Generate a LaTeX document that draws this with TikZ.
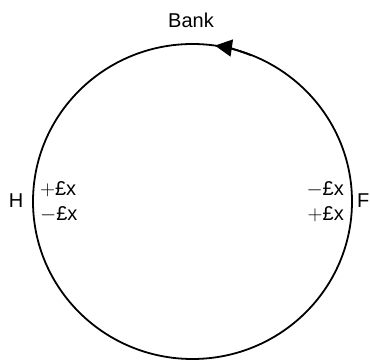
\documentclass[tikz,border=0pt]{standalone}
\usepackage{fontspec}
\setmainfont{Liberation Sans}
\usetikzlibrary{arrows.meta}
\begin{document}
\begin{tikzpicture}[x=1pt,y=1pt,
  lbl/.style={inner sep=0pt, font=\fontsize{20}{24}\selectfont},
  ring/.style={line width=1.8pt}]
\useasboundingbox (0,0) rectangle (370,361);
\coordinate (c) at (192.5,159.5);
\draw[ring] (c) ellipse [x radius=159.5, y radius=157.5];
\draw[ring, -{Triangle[length=17pt,width=17pt]}] ([shift={(68:157.5)}]c) arc (68:81.8:157.5);
\node[lbl, anchor=base] (bank) at (191,333) {Bank};
\node[lbl, anchor=base] (h) at (16,153) {H};
\node[lbl, anchor=base west] (f) at (357,153) {F};
\node[lbl, anchor=base west] (hp) at (40,165) {$+$£x};
\node[lbl, anchor=base west] (hm) at (40,140) {$-$£x};
\node[lbl, anchor=base east] (fm) at (344,165) {$-$£x};
\node[lbl, anchor=base east] (fp) at (344,140) {$+$£x};
\end{tikzpicture}
\end{document}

▸ **PROBLEM TO SOLVE**
Images in the data above are to be skipped. Retype all other material exactly.

▸ **WRITTEN SOLUTION**
Generate a LaTeX document that draws this with TikZ.
\documentclass[tikz,border=0pt]{standalone}
\usepackage{fontspec}
\setmainfont{Liberation Sans}
\usetikzlibrary{arrows.meta}
\begin{document}
\begin{tikzpicture}[x=1pt,y=1pt,
  lbl/.style={inner sep=0pt, font=\fontsize{20}{24}\selectfont},
  ring/.style={line width=1.8pt}]
\useasboundingbox (0,0) rectangle (370,361);
\coordinate (c) at (192.5,159.5);
\draw[ring] (c) ellipse [x radius=159.5, y radius=157.5];
\draw[ring, -{Triangle[length=17pt,width=17pt]}] ([shift={(68:157.5)}]c) arc (68:81.8:157.5);
\node[lbl, anchor=base] (bank) at (191,333) {Bank};
\node[lbl, anchor=base] (h) at (16,153) {H};
\node[lbl, anchor=base west] (f) at (357,153) {F};
\node[lbl, anchor=base west] (hp) at (40,165) {$+$£x};
\node[lbl, anchor=base west] (hm) at (40,140) {$-$£x};
\node[lbl, anchor=base east] (fm) at (344,165) {$-$£x};
\node[lbl, anchor=base east] (fp) at (344,140) {$+$£x};
\end{tikzpicture}
\end{document}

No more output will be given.